* START Information provided *
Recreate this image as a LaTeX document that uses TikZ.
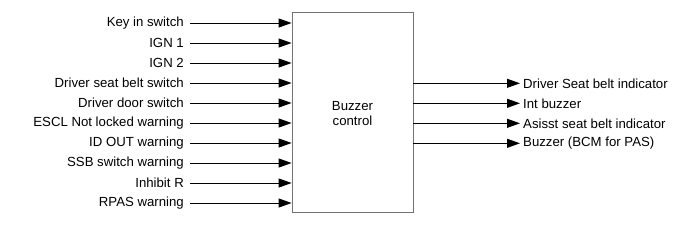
\documentclass[tikz,border=0pt]{standalone}
\usepackage{fontspec}
\setmainfont{Liberation Sans}
\usetikzlibrary{arrows.meta}
\begin{document}
\begin{tikzpicture}[x=1pt,y=-1pt,
  lbl/.style={font=\fontsize{13.2}{15}\selectfont,inner sep=0pt},
  arr/.style={line width=1pt,-{Triangle[length=13pt,width=9pt]}}]
\useasboundingbox (0,0) rectangle (700,226);
\node[draw=black!55,line width=0.8pt,minimum width=121pt,minimum height=200pt,inner sep=0pt] (box) at (352.5,112.5) {};
\node[lbl,align=center] (bt) at (352.5,114) {Buzzer\\control};
\foreach \t [count=\i] in {Key in switch,IGN 1,IGN 2,Driver seat belt switch,Driver door switch,ESCL Not locked warning,ID OUT warning,SSB switch warning,Inhibit R,RPAS warning}{
  \pgfmathsetmacro{\yy}{23+20*(\i-1)}
  \node[lbl,anchor=east] (in\i) at (184,\yy) {\t};
  \coordinate (s\i) at (190,\yy);
  \coordinate (e\i) at (box.west |- s\i);
  \draw[arr] (s\i) -- (e\i);
}
\foreach \t [count=\i] in {Driver Seat belt indicator,Int buzzer,Asisst seat belt indicator,Buzzer (BCM for PAS)}{
  \pgfmathsetmacro{\yy}{83.3+20*(\i-1)}
  \node[lbl,anchor=west] (out\i) at (523,\yy) {\t};
  \coordinate (os\i) at (box.east |- out\i);
  \coordinate (oe\i) at ([xshift=-3pt]out\i.west);
  \draw[arr] (os\i) -- (oe\i);
}
\end{tikzpicture}
\end{document}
* END Information provided *
Given problem:
Repeat the listing in full and exactly. Do not include any images.

Written answer:
Recreate this image as a LaTeX document that uses TikZ.
\documentclass[tikz,border=0pt]{standalone}
\usepackage{fontspec}
\setmainfont{Liberation Sans}
\usetikzlibrary{arrows.meta}
\begin{document}
\begin{tikzpicture}[x=1pt,y=-1pt,
  lbl/.style={font=\fontsize{13.2}{15}\selectfont,inner sep=0pt},
  arr/.style={line width=1pt,-{Triangle[length=13pt,width=9pt]}}]
\useasboundingbox (0,0) rectangle (700,226);
\node[draw=black!55,line width=0.8pt,minimum width=121pt,minimum height=200pt,inner sep=0pt] (box) at (352.5,112.5) {};
\node[lbl,align=center] (bt) at (352.5,114) {Buzzer\\control};
\foreach \t [count=\i] in {Key in switch,IGN 1,IGN 2,Driver seat belt switch,Driver door switch,ESCL Not locked warning,ID OUT warning,SSB switch warning,Inhibit R,RPAS warning}{
  \pgfmathsetmacro{\yy}{23+20*(\i-1)}
  \node[lbl,anchor=east] (in\i) at (184,\yy) {\t};
  \coordinate (s\i) at (190,\yy);
  \coordinate (e\i) at (box.west |- s\i);
  \draw[arr] (s\i) -- (e\i);
}
\foreach \t [count=\i] in {Driver Seat belt indicator,Int buzzer,Asisst seat belt indicator,Buzzer (BCM for PAS)}{
  \pgfmathsetmacro{\yy}{83.3+20*(\i-1)}
  \node[lbl,anchor=west] (out\i) at (523,\yy) {\t};
  \coordinate (os\i) at (box.east |- out\i);
  \coordinate (oe\i) at ([xshift=-3pt]out\i.west);
  \draw[arr] (os\i) -- (oe\i);
}
\end{tikzpicture}
\end{document}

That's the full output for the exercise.